**Rows:**
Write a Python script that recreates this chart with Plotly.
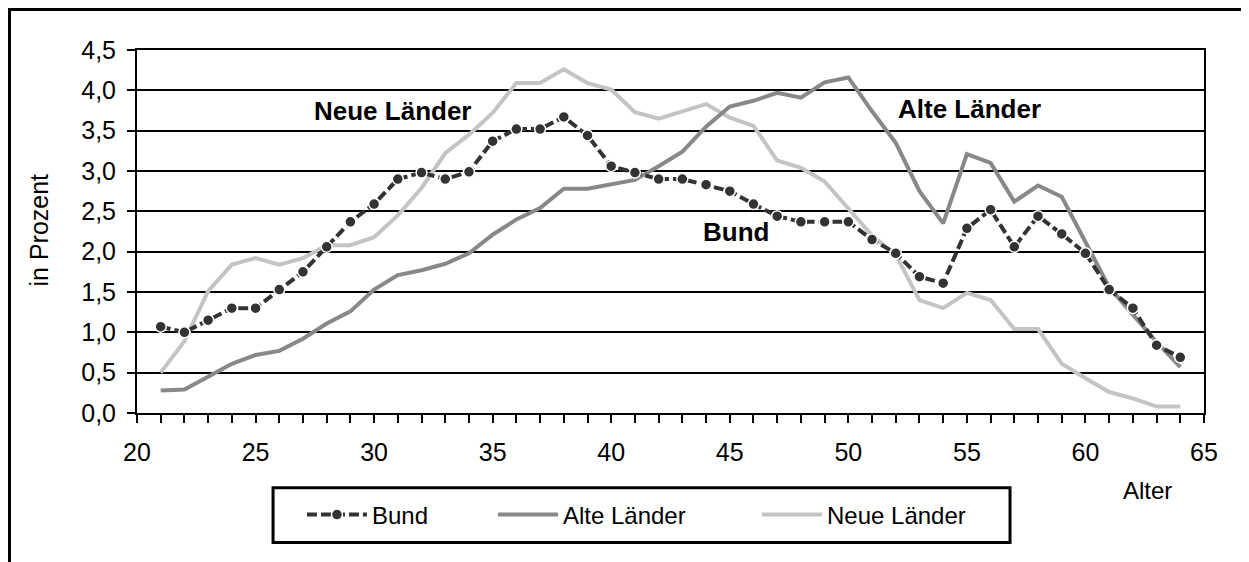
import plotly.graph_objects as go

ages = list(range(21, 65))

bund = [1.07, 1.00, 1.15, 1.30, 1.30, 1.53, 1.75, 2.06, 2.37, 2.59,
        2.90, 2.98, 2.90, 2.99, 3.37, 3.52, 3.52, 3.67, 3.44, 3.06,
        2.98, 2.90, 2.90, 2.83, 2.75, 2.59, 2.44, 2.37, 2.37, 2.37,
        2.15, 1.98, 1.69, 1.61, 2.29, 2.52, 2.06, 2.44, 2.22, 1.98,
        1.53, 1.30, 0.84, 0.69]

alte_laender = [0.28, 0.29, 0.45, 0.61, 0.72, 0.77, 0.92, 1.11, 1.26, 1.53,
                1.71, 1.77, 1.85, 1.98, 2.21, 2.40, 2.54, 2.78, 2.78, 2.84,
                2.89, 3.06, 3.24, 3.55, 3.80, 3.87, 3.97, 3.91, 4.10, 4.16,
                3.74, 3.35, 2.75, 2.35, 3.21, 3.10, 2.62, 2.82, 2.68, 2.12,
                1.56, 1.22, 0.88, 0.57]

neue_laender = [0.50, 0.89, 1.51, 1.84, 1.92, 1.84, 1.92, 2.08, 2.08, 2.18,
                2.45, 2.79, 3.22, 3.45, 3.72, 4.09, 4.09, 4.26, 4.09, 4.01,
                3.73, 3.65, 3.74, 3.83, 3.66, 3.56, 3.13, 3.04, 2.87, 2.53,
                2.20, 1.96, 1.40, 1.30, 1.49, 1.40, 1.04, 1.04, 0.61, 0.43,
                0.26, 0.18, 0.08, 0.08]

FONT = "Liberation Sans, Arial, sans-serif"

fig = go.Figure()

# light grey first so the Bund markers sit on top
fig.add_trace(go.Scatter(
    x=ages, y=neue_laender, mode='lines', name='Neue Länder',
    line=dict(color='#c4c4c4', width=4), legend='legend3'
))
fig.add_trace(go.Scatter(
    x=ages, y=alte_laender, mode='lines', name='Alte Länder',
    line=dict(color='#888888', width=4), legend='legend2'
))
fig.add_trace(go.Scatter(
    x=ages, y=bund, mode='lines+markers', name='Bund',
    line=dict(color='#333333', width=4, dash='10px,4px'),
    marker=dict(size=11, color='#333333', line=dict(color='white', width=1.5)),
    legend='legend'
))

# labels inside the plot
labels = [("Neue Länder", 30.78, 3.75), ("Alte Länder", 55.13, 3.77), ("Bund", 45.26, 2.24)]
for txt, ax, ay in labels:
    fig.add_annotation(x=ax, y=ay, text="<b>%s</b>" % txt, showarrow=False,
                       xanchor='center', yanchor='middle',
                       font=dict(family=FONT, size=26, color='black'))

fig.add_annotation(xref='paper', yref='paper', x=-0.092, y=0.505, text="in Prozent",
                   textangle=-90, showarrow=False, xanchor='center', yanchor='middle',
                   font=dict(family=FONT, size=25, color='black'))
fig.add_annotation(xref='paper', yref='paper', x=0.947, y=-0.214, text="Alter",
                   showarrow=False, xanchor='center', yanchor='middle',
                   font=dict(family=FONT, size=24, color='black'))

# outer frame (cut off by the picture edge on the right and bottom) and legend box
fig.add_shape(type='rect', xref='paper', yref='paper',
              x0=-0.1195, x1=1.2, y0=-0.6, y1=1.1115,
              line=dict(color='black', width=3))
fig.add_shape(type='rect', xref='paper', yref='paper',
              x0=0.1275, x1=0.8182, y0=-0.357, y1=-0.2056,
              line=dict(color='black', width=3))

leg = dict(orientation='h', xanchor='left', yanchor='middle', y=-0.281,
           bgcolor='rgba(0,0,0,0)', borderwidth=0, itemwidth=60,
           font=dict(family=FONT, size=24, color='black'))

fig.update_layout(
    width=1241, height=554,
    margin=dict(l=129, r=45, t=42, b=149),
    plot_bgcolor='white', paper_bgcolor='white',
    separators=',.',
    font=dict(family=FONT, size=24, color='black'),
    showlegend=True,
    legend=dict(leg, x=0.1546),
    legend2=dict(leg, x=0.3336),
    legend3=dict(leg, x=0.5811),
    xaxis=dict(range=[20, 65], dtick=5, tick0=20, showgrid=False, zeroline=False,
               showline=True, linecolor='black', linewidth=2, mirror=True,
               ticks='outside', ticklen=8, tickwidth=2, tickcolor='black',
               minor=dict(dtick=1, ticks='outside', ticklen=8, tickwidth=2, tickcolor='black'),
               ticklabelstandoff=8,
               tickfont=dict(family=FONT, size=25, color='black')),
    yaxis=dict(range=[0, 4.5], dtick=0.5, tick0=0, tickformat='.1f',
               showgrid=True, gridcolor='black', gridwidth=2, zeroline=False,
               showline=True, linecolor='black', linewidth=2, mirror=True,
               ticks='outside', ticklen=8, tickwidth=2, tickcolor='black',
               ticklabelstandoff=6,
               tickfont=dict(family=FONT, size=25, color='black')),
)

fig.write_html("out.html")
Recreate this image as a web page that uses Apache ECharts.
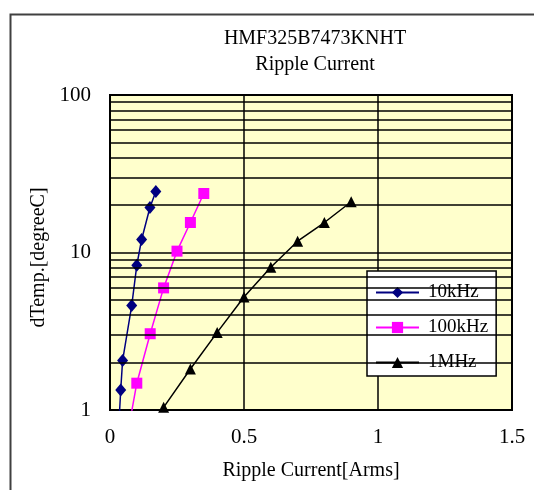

**Brief:** From the first line above through the line containing "1.53, 1.30, 0.84, 0.69]", copy everything exactly, without the pictures.

**The solution:**
Write a Python script that recreates this chart with Plotly.
import plotly.graph_objects as go

ages = list(range(21, 65))

bund = [1.07, 1.00, 1.15, 1.30, 1.30, 1.53, 1.75, 2.06, 2.37, 2.59,
        2.90, 2.98, 2.90, 2.99, 3.37, 3.52, 3.52, 3.67, 3.44, 3.06,
        2.98, 2.90, 2.90, 2.83, 2.75, 2.59, 2.44, 2.37, 2.37, 2.37,
        2.15, 1.98, 1.69, 1.61, 2.29, 2.52, 2.06, 2.44, 2.22, 1.98,
        1.53, 1.30, 0.84, 0.69]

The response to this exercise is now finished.